As part of refreshing the entire view, the syncView() method must set an affirmative state for every view element property that you are interested in. What that means is that where there is an if there must always be an else for each property.

“Where there is an if, there must always be an else”

It’s not good enough to just set a button as disabled if a total is 0 or less. You must also set that button as enabled if the total is greater than 0. If you don’t set an affirmative step for both the positive and negative scenarios, then you run the risk of a syncView() call not setting a state at all, which means that the result will be indeterministic (it will be whatever state it had previously). This is one of those sneaky edge case things that at first glance might look fine, but can reveal itself as a bug later.

So don’t do this:


if (basket.isBelowMinimum()){
    checkoutButton.setEnabled(false);
    totalPrice.setColour(red);
}
 

if (basket.isBelowMinimum()){
    checkoutButton.enabled = false
    totalPrice.color = red
}
 

At the very least you must do this:


if (basket.isBelowMinimum()){
    checkoutButton.setEnabled(false);
    totalPrice.setColour(red);
} else {
    checkoutButton.setEnabled(true);
    totalPrice.setColour(black);
}
 

if (basket.isBelowMinimum()){
    checkoutButton.enabled = false
    totalPrice.color = red
} else {
    checkoutButton.enabled = true
    totalPrice.color = black
}
 

But you’ll find that by focusing on the property first rather than the condition, you can get some extremely tight code like so:


checkoutButton.setEnabled(!basket.isBelowMinimum());
totalPrice.setColour(basket.isBelowMinimum() ? red : black);
 

checkoutButton.enabled = !basket.isBelowMinimum()
totalPrice.color = if (basket.isBelowMinimum()) red else black
 

A lot of this advice also applies to writing MVI render() methods. MVO’s reducer() function helps to maintain state consistency, but it won’t matter if the render() method written in the view layer doesn’t set an affirmative state for each UI element.

Don’t count notifications

Be careful not to rely on syncView() being called a certain number of times, as it results in fragile code. You can’t predict when it will be called, and your syncView() code needs to be prepared for that. Make sure you understand this and you’ll be writing solid syncView() implementations that will survive code refactors.

Beware infinite loops

One final point to mention is about syncing your view directly from UI element “changed” listeners. It’s generally fine to do that, and you should be able to call syncView() whenever you like, after all.
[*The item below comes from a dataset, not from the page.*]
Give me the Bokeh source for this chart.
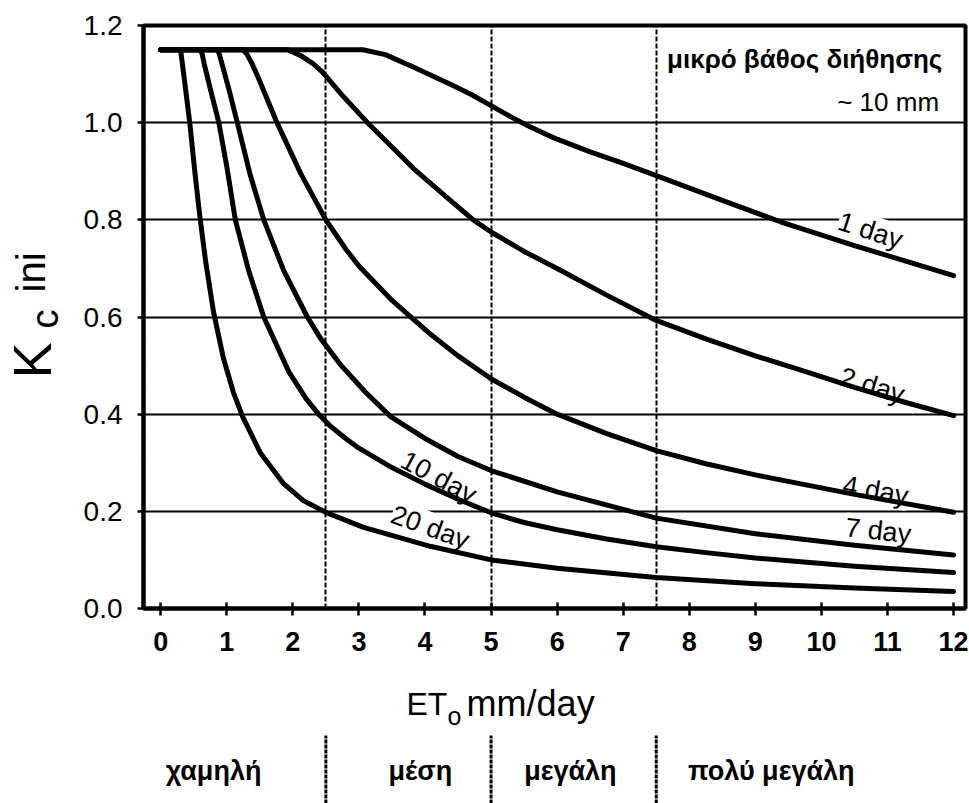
import math
from bokeh.plotting import figure
from bokeh.layouts import column, row
from bokeh.models import Range1d, FixedTicker, PrintfTickFormatter
from bokeh.core.properties import value
from bokeh.embed import file_html
from bokeh.resources import INLINE

FONT = "Liberation Sans"

# ---------------- data ----------------
et_1 = [0, 3.06, 3.4, 3.83, 4.4, 4.7, 5.0, 5.3, 5.55, 5.8, 6.0, 6.5, 7.0, 7.5, 8.5, 9.38, 10.5, 11.25, 12.0]
kc_1 = [1.15, 1.15, 1.14, 1.114, 1.078, 1.058, 1.035, 1.012, 0.994, 0.978, 0.966, 0.94, 0.916, 0.891, 0.84, 0.796, 0.747, 0.716, 0.685]

et_2 = [0, 1.92, 2.12, 2.3, 2.45, 2.6, 2.75, 2.9, 3.13, 3.5, 3.83, 4.3, 4.73, 5.0, 5.5, 6.0, 6.75, 7.5, 8.25, 9.0, 9.75, 10.5, 11.25, 12.0]
kc_2 = [1.15, 1.15, 1.138, 1.122, 1.104, 1.08, 1.056, 1.034, 1.0, 0.95, 0.905, 0.85, 0.80, 0.775, 0.735, 0.70, 0.645, 0.593, 0.555, 0.52, 0.488, 0.455, 0.425, 0.397]

et_4 = [0, 1.24, 1.30, 1.38, 1.47, 1.76, 2.12, 2.5, 2.8, 3.0, 3.48, 4.08, 4.5, 5.0, 5.5, 6.0, 6.75, 7.5, 8.25, 9.0, 10.5, 12.0]
kc_4 = [1.15, 1.15, 1.142, 1.122, 1.095, 1.0, 0.895, 0.80, 0.74, 0.705, 0.637, 0.565, 0.52, 0.473, 0.435, 0.40, 0.36, 0.325, 0.298, 0.275, 0.235, 0.198]

et_7 = [0, 0.86, 0.89, 0.93, 1.03, 1.16, 1.35, 1.56, 1.86, 2.22, 2.42, 2.72, 3.1, 3.48, 4.0, 4.5, 5.0, 6.0, 7.5, 9.0, 10.5, 12.0]
kc_7 = [1.15, 1.15, 1.14, 1.12, 1.07, 1.0, 0.895, 0.80, 0.696, 0.60, 0.556, 0.502, 0.445, 0.395, 0.35, 0.313, 0.284, 0.24, 0.186, 0.154, 0.13, 0.11]

et_10 = [0, 0.60, 0.63, 0.66, 0.75, 0.88, 1.0, 1.13, 1.33, 1.56, 1.94, 2.2, 2.39, 2.57, 2.8, 3.0, 3.5, 4.0, 4.5, 5.0, 5.5, 6.0, 6.75, 7.5, 8.25, 9.0, 10.5, 12.0]
kc_10 = [1.15, 1.15, 1.14, 1.12, 1.07, 1.0, 0.91, 0.80, 0.696, 0.60, 0.487, 0.432, 0.40, 0.375, 0.35, 0.33, 0.29, 0.256, 0.225, 0.197, 0.177, 0.162, 0.143, 0.127, 0.115, 0.104, 0.087, 0.074]

et_20 = [0, 0.30, 0.33, 0.44, 0.52, 0.59, 0.68, 0.80, 0.95, 1.1, 1.24, 1.51, 1.86, 2.16, 2.5, 3.07, 3.59, 4.08, 5.0, 6.0, 7.5, 9.0, 10.5, 12.0]
kc_20 = [1.15, 1.15, 1.12, 1.0, 0.895, 0.81, 0.715, 0.61, 0.515, 0.445, 0.395, 0.32, 0.257, 0.222, 0.198, 0.167, 0.147, 0.128, 0.10, 0.083, 0.064, 0.051, 0.042, 0.035]

curve_et = [et_1, et_2, et_4, et_7, et_10, et_20]
curve_kc = [kc_1, kc_2, kc_4, kc_7, kc_10, kc_20]

curve_names = ["1 day", "2 day", "4 day", "7 day", "10 day", "20 day"]
name_x = [10.74, 10.77, 10.82, 10.86, 4.21, 4.08]
name_y = [0.778, 0.459, 0.243, 0.160, 0.270, 0.167]
name_angle_deg = [-18, -17, -10, -6, -28, -20]

x_ticks = [0, 1, 2, 3, 4, 5, 6, 7, 8, 9, 10, 11, 12]
y_ticks = [0.0, 0.2, 0.4, 0.6, 0.8, 1.0, 1.2]
y_minor = [0.05, 0.1, 0.15, 0.25, 0.3, 0.35, 0.45, 0.5, 0.55, 0.65, 0.7, 0.75,
           0.85, 0.9, 0.95, 1.05, 1.1, 1.15]
y_grid = [0.2, 0.4, 0.6, 0.8, 1.0]

boundaries = [2.5, 5.0, 7.5]
categories = ["χαμηλή", "μέση", "μεγάλη", "πολύ μεγάλη"]
category_x = [0.80, 3.93, 6.20, 9.24]

note_lines = ["μικρό βάθος διήθησης", "~ 10 mm"]

# ---------------- layout sizes (px) ----------------
LEFT_W = 70
BL, BR, BT, BB = 73, 4, 25, 60
FW, FH = 822, 583
TOP_H = BT + FH + BB          # 668
BOT_H = 803 - TOP_H           # 135

# ---------------- main chart ----------------
p = figure(frame_width=FW, frame_height=FH,
           x_range=Range1d(-0.26, 12.18), y_range=Range1d(0, 1.2),
           output_backend="svg", toolbar_location=None,
           min_border_left=BL, min_border_right=BR, min_border_top=BT, min_border_bottom=BB)
p.background_fill_color = "white"
p.border_fill_color = "white"
p.outline_line_color = "black"
p.outline_line_width = 4

p.xaxis.ticker = FixedTicker(ticks=x_ticks)
p.yaxis.ticker = FixedTicker(ticks=y_ticks, minor_ticks=y_minor)
p.yaxis.formatter = PrintfTickFormatter(format="%.1f")

for ax in (p.xaxis[0], p.yaxis[0]):
    ax.axis_line_width = 4
    ax.axis_line_color = "black"
    ax.major_tick_line_color = "black"
    ax.major_tick_line_width = 2.5
    ax.major_label_text_font = FONT
    ax.major_label_text_color = "black"

p.xaxis.major_tick_in = 6
p.xaxis.major_tick_out = 7
p.xaxis.minor_tick_line_color = None
p.xaxis.major_label_text_font_size = "27px"
p.xaxis.major_label_text_font_style = "bold"
p.xaxis.major_label_standoff = 16

p.yaxis.major_tick_in = 0
p.yaxis.major_tick_out = 6
p.yaxis.minor_tick_in = 2
p.yaxis.minor_tick_out = 2
p.yaxis.minor_tick_line_color = "black"
p.yaxis.minor_tick_line_width = 1.5
p.yaxis.major_label_text_font_size = "28px"
p.yaxis.major_label_standoff = 15

p.xgrid.ticker = FixedTicker(ticks=boundaries)
p.xgrid.grid_line_color = "black"
p.xgrid.grid_line_width = 2
p.xgrid.grid_line_dash = "5 2"
p.ygrid.ticker = FixedTicker(ticks=y_grid)
p.ygrid.grid_line_color = "black"
p.ygrid.grid_line_width = 1.8

# curve labels (white background hides the grid, curves drawn over them)
p.text(x=name_x, y=name_y, text=curve_names,
       angle=[math.radians(a) for a in name_angle_deg],
       text_font=value(FONT), text_font_size="27px", text_color="black",
       text_align="center", text_baseline="middle",
       background_fill_color="white")

for xs, ys in zip(curve_et, curve_kc):
    p.line(xs, ys, line_color="black", line_width=5, line_cap="round", line_join="round")

# note, top right
p.text(x=[11.83], y=[1.132], text=[note_lines[0]], text_font=value(FONT),
       text_font_size="26px", text_font_style="bold", text_color="black",
       text_align="right", text_baseline="alphabetic")
p.text(x=[11.78], y=[1.042], text=[note_lines[1]], text_font=value(FONT),
       text_font_size="26px", text_color="black",
       text_align="right", text_baseline="alphabetic")

# ---------------- left strip: y title "Kc ini" (pixel coordinates, y up) ----------------
pk = figure(width=LEFT_W, height=TOP_H, x_range=Range1d(0, LEFT_W), y_range=Range1d(0, TOP_H),
            output_backend="svg", toolbar_location=None, x_axis_type=None, y_axis_type=None,
            min_border_left=0, min_border_right=0, min_border_top=0, min_border_bottom=0)
pk.grid.visible = False
pk.outline_line_color = None
pk.background_fill_color = "white"
pk.border_fill_color = "white"
ytitle_parts = ["K", "c", "ini"]
ytitle_x = [31, 44, 30]
ytitle_y = [TOP_H - 378, TOP_H - 328, TOP_H - 292]
ytitle_size = ["54px", "38px", "40px"]
for t, xx, yy, fs in zip(ytitle_parts, ytitle_x, ytitle_y, ytitle_size):
    pk.text(x=[xx], y=[yy], text=[t], angle=math.pi / 2, text_font=value(FONT),
            text_font_size=fs, text_color="black", text_align="left", text_baseline="middle")

# ---------------- lower strip: x title and classes (y = px above page bottom) ----------------
p2 = figure(frame_width=FW, frame_height=BOT_H,
            x_range=p.x_range, y_range=Range1d(0, BOT_H),
            output_backend="svg", toolbar_location=None,
            x_axis_type=None, y_axis_type=None,
            min_border_left=BL, min_border_right=BR, min_border_top=0, min_border_bottom=0)
p2.grid.visible = False
p2.outline_line_color = None
p2.background_fill_color = "white"
p2.border_fill_color = "white"

p2.text(x=[3.72], y=[100], text=["ET"], text_font=value(FONT), text_font_size="32px",
        text_color="black", text_align="left", text_baseline="alphabetic")
p2.text(x=[4.34], y=[88], text=["o"], text_font=value(FONT), text_font_size="25px",
        text_color="black", text_align="left", text_baseline="alphabetic")
p2.text(x=[4.63], y=[100], text=["mm/day"], text_font=value(FONT), text_font_size="36px",
        text_color="black", text_align="left", text_baseline="alphabetic")

p2.segment(x0=boundaries, y0=[0] * len(boundaries), x1=boundaries, y1=[68] * len(boundaries),
           line_color="black", line_width=3, line_dash="4 1")
p2.text(x=category_x, y=[33] * len(categories), text=categories, text_font=value(FONT),
        text_font_size="27px", text_font_style="bold", text_color="black",
        text_align="center", text_baseline="alphabetic")

layout = row(pk, column(p, p2, spacing=0), spacing=0)
open("out.html", "w").write(file_html(layout, INLINE))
However, you will usually be setting a state on that UI element during your syncView(), if that UI element then calls its “changed” listener, you will end up calling syncView() again and find yourself in an infinite loop.

Of course, if you’re setting a state on a UI element which is the same as the state it already had, it shouldn’t be firing it’s “changed” listeners anyway. But Android. And indeed EditText calls afterTextChanged() even when the text is identical to what it had before. Thankfully it’s not a very common issue and the work around is easy.

fore Observables

In MVO, the models are usually Observable, and the Views are mostly doing the Observing.
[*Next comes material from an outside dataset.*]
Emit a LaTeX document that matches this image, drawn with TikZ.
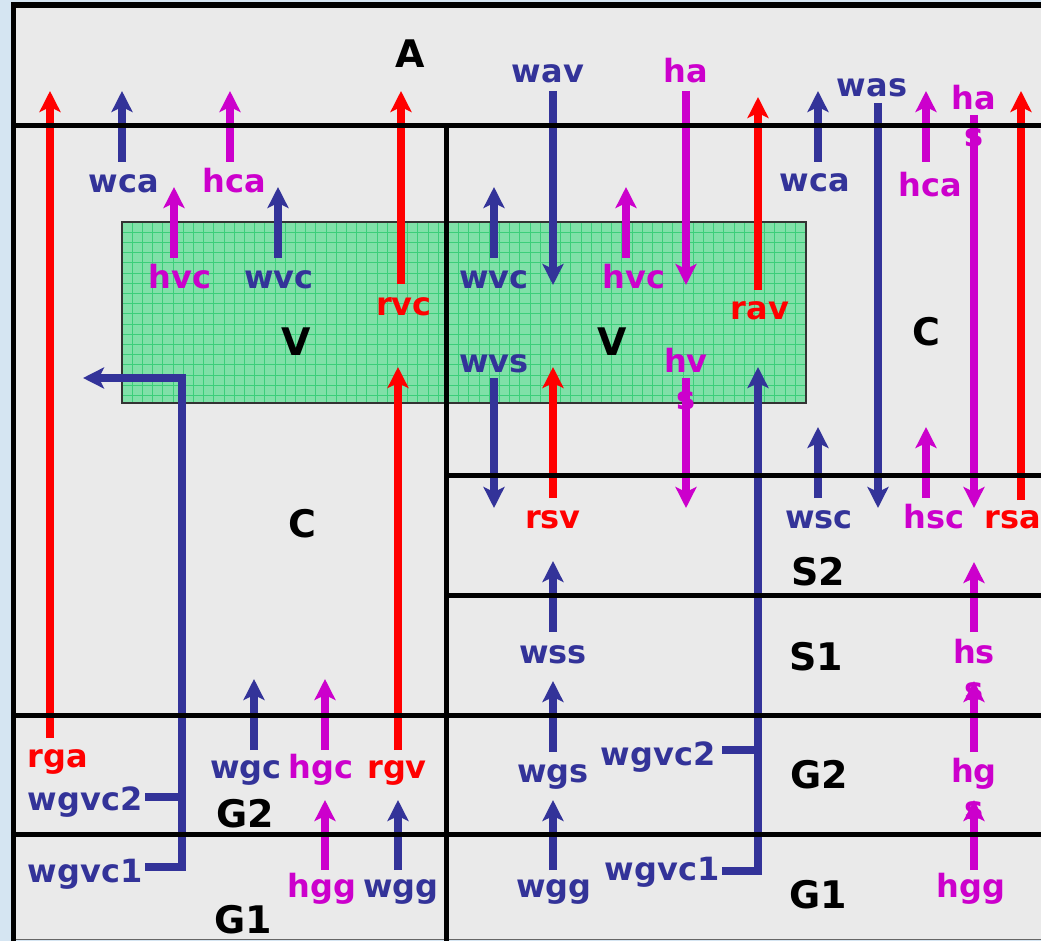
\documentclass[tikz,border=0pt]{standalone}
\usepackage{fontspec}
\setmainfont{DejaVu Sans}
\usetikzlibrary{arrows.meta}
\definecolor{navyflow}{HTML}{333399}
\definecolor{magflow}{HTML}{CC00CC}
\definecolor{redflow}{HTML}{FF0000}
\definecolor{panel}{HTML}{EAEAEA}
\definecolor{slide}{HTML}{D5E5F2}
\definecolor{leaf}{RGB}{128,224,168}
\definecolor{leafgrid}{RGB}{60,206,122}
\tikzset{
  flow/.style={line width=7.5pt, line join=miter,
    -{Stealth[length=21pt,width=21pt,inset=5pt]}},
  plainflow/.style={line width=7.5pt, line join=miter},
  wall/.style={line width=5pt, draw=black},
  lbl/.style={font=\fontsize{32}{37}\selectfont\bfseries, anchor=base,
    inner sep=0pt, align=center},
  zone/.style={font=\fontsize{38}{44}\selectfont\bfseries, anchor=base,
    inner sep=0pt, text=black},
}
\begin{document}
\begin{tikzpicture}[x=1pt,y=-1pt]
\useasboundingbox (0,0) rectangle (1041,941);
\clip (0,0) rectangle (1041,941);

% backdrop and panel
\fill[slide] (0,0) rectangle (1041,941);
\fill[panel] (13,5) rectangle (1060,939);
\draw[line width=1pt, black!60] (13,939) -- (1060,939);

% vegetation layer with its grid texture
\fill[leaf] (122,222) rectangle (806,403);
\begin{scope}
  \clip (122,222) rectangle (806,403);
  \foreach \gx in {0,...,67}
    \draw[leafgrid, line width=0.8pt] (122+\gx*10.2,222) -- ++(0,181);
  \foreach \gy in {0,...,18}
    \draw[leafgrid, line width=0.8pt] (122,222+\gy*10.2) -- ++(684,0);
\end{scope}
\draw[line width=2pt, black!80] (122,222) rectangle (806,403);

% vertical flux arrows: name / colour / x / tail y / head y
\foreach \n/\c/\x/\ya/\yb in {
  rga/redflow/50/738/91,
  wcaL/navyflow/122/162/91,
  hcaL/magflow/230/162/91,
  hvcL/magflow/174/258/187,
  wvcL/navyflow/278/258/187,
  rvc/redflow/401/284/91,
  rgv/redflow/398/750/367,
  wgc/navyflow/254/750/679,
  hgc/magflow/325/750/679,
  hggL/magflow/325/870/800,
  wggL/navyflow/398/870/800,
  wav/navyflow/553/91/285,
  ha/magflow/686/91/285,
  wvcR/navyflow/494/258/187,
  hvcR/magflow/626/258/187,
  rav/redflow/758/290/97,
  wcaR/navyflow/818/162/91,
  was/navyflow/878/103/508,
  hcaR/magflow/926/162/91,
  has/magflow/974/115/508,
  rsa/redflow/1021/500/91,
  wvs/navyflow/494/378/508,
  rsv/redflow/553/498/367,
  hvs/magflow/686/378/508,
  wsc/navyflow/818/498/427,
  hsc/magflow/926/498/427,
  wss/navyflow/553/632/561,
  hss/magflow/974/632/562,
  wgs/navyflow/553/752/681,
  hgs/magflow/974/752/681,
  wggR/navyflow/553/870/800,
  hggR/magflow/974/870/800}
{
  \coordinate (\n-a) at (\x,\ya);
  \coordinate (\n-b) at (\x,\yb);
  \draw[flow, draw=\c] (\n-a) -- (\n-b);
}

% ground-to-vegetation water paths (two ground layers feed one riser)
\coordinate (gvL1) at (145,867);
\coordinate (gvL2) at (145,797);
\coordinate (gvLtop) at (182,378);
\coordinate (gvLhead) at (83,378);
\draw[flow, draw=navyflow] (gvL1) -| (gvLtop) -- (gvLhead);
\draw[plainflow, draw=navyflow] (gvL2) -- (gvL2 -| gvLtop);

\coordinate (gvR1) at (722,871);
\coordinate (gvR2) at (722,750);
\coordinate (gvRhead) at (758,367);
\draw[flow, draw=navyflow] (gvR1) -| (gvRhead);
\draw[plainflow, draw=navyflow] (gvR2) -- (gvR2 -| gvRhead);

% compartment walls
\draw[line width=5.5pt] (1060,5) -- (13.5,5) -- (13.5,941);
\draw[wall] (13,126) -- (1060,126);
\draw[wall] (446,126) -- (446,941);
\draw[wall] (446,475) -- (1060,475);
\draw[wall] (446,595) -- (1060,595);
\draw[wall] (13,715) -- (1060,715);
\draw[wall] (13,834) -- (1060,834);

% compartment names
\node[zone] (zA)   at (410,68)  {A};
\node[zone] (zVL)  at (296,355) {V};
\node[zone] (zVR)  at (612,355) {V};
\node[zone] (zCL)  at (302,537) {C};
\node[zone] (zCR)  at (926,345) {C};
\node[zone] (zS2)  at (818,585) {S2};
\node[zone] (zS1)  at (816,670) {S1};
\node[zone] (zG2L) at (245,827) {G2};
\node[zone] (zG1L) at (243,933) {G1};
\node[zone] (zG2R) at (819,788) {G2};
\node[zone] (zG1R) at (818,908) {G1};

% flux labels, left column
\node[lbl, text=navyflow] (t-wcaL)  at (124,193) {wca};
\node[lbl, text=magflow]  (t-hcaL)  at (234,193) {hca};
\node[lbl, text=magflow]  (t-hvcL)  at (180,288) {hvc};
\node[lbl, text=navyflow] (t-wvcL)  at (279,288) {wvc};
\node[lbl, text=redflow]  (t-rvc)   at (404,315) {rvc};
\node[lbl, text=redflow]  (t-rga)   at (58,767)  {rga};
\node[lbl, text=navyflow] (t-wgc)   at (246,778) {wgc};
\node[lbl, text=magflow]  (t-hgc)   at (321,778) {hgc};
\node[lbl, text=redflow]  (t-rgv)   at (397,778) {rgv};
\node[lbl, text=navyflow] (t-gvL2)  at (85,810)  {wgvc2};
\node[lbl, text=navyflow] (t-gvL1)  at (85,882)  {wgvc1};
\node[lbl, text=magflow]  (t-hggL)  at (322,897) {hgg};
\node[lbl, text=navyflow] (t-wggL)  at (401,897) {wgg};

% flux labels, right column (two-line labels sit on their second line)
\node[lbl, text=navyflow] (t-wav)   at (548,83)  {wav};
\node[lbl, text=magflow]  (t-ha)    at (686,83)  {ha};
\node[lbl, text=navyflow] (t-wvcR)  at (494,288) {wvc};
\node[lbl, text=magflow]  (t-hvcR)  at (634,288) {hvc};
\node[lbl, text=redflow]  (t-rav)   at (760,319) {rav};
\node[lbl, text=navyflow] (t-wcaR)  at (815,192) {wca};
\node[lbl, text=navyflow] (t-was)   at (872,97)  {was};
\node[lbl, text=magflow]  (t-hcaR)  at (930,197) {hca};
\node[lbl, text=magflow]  (t-has)   at (974,147) {ha\\s};
\node[lbl, text=navyflow] (t-wvs)   at (494,372) {wvs};
\node[lbl, text=magflow]  (t-hvs)   at (686,409) {hv\\s};
\node[lbl, text=redflow]  (t-rsv)   at (553,528) {rsv};
\node[lbl, text=navyflow] (t-wsc)   at (819,528) {wsc};
\node[lbl, text=magflow]  (t-hsc)   at (934,528) {hsc};
\node[lbl, text=redflow]  (t-rsa)   at (1013,528) {rsa};
\node[lbl, text=navyflow] (t-wss)   at (553,663) {wss};
\node[lbl, text=magflow]  (t-hss)   at (974,700) {hs\\s};
\node[lbl, text=navyflow] (t-wgs)   at (553,782) {wgs};
\node[lbl, text=navyflow] (t-gvR2)  at (658,765) {wgvc2};
\node[lbl, text=magflow]  (t-hgs)   at (974,819) {hg\\s};
\node[lbl, text=navyflow] (t-gvR1)  at (662,880) {wgvc1};
\node[lbl, text=navyflow] (t-wggR)  at (554,897) {wgg};
\node[lbl, text=magflow]  (t-hggR)  at (971,897) {hgg};
\end{tikzpicture}
\end{document}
Most of the models in the sample apps become observable by extending ObservableImp (you can also implement the Observable interface and proxy the methods through to an ObservableImp instance), the code is pretty light weight and you can probably work out what it’s doing. By extending ObservableImp, the models gain the following characteristics:

Hooking it all up

So basically, somewhere in the view layer (Activity/Fragment/View) there will be a piece of code like this:


Observer observer = new Observer() {
    public void somethingChanged() {
        syncView();
    }
};
 

var observer: Observer = object : Observer() {
    fun somethingChanged() {
        syncView()
    }
}
 

Or a bit tighter with Java 8 or Kotlin, the rather lovely:


Observer observer = this::syncView;
 

internal var observer = this::syncView
 

And in line with android lifecycle methods (of either the Activity, the Fragment or the View), this observer will be an added and removed accordingly (in this case we are observing two models: wallet and account, and we are using View lifecycle methods to do it):


@Override
protected void onAttachedToWindow() {
    super.onAttachedToWindow();
    wallet.addObserver(observer);
    account.addObserver(observer);
    syncView(); //  <- don't forget this
}

@Override
protected void onDetachedFromWindow() {
    super.onDetachedFromWindow();
    wallet.removeObserver(observer);
    account.removeObserver(observer);
}
 

override fun onAttachedToWindow() {
    super.onAttachedToWindow()
    wallet.addObserver(observer)
    account.addObserver(observer)
    syncView() //  <- don't forget this
}

override fun onDetachedFromWindow() {
    super.onDetachedFromWindow()
    wallet.removeObserver(observer)
    account.removeObserver(observer)
}
 

Removing even more boiler plate

To save yourself writing even that minimal databinding boiler plate, you can use the optional fore-lifecycle package which gives you access to classes that do the adding and removing for you (SyncableAppCompatActivity, SyncableActivity, SyncableSupportFragment, SyncableFragment) At that point the code starts to become so sparse that it’s almost hard to see what is going on, I’m on the fence about whether that’s a good thing or not.

Example app 5 does this, see the getResourceIdForSyncableView() and getThingsToObserve() implementations of the TicTacToeActivity then notice how the usual add()/remove() observable boiler plate is missing from the TicTacToeView

That’s everything you need to do to get bullet proof data binding in your app, everything now takes care of itself, no matter what happens to the model or the rotation state of the device.

The remaining code in this example view should now make sense to you.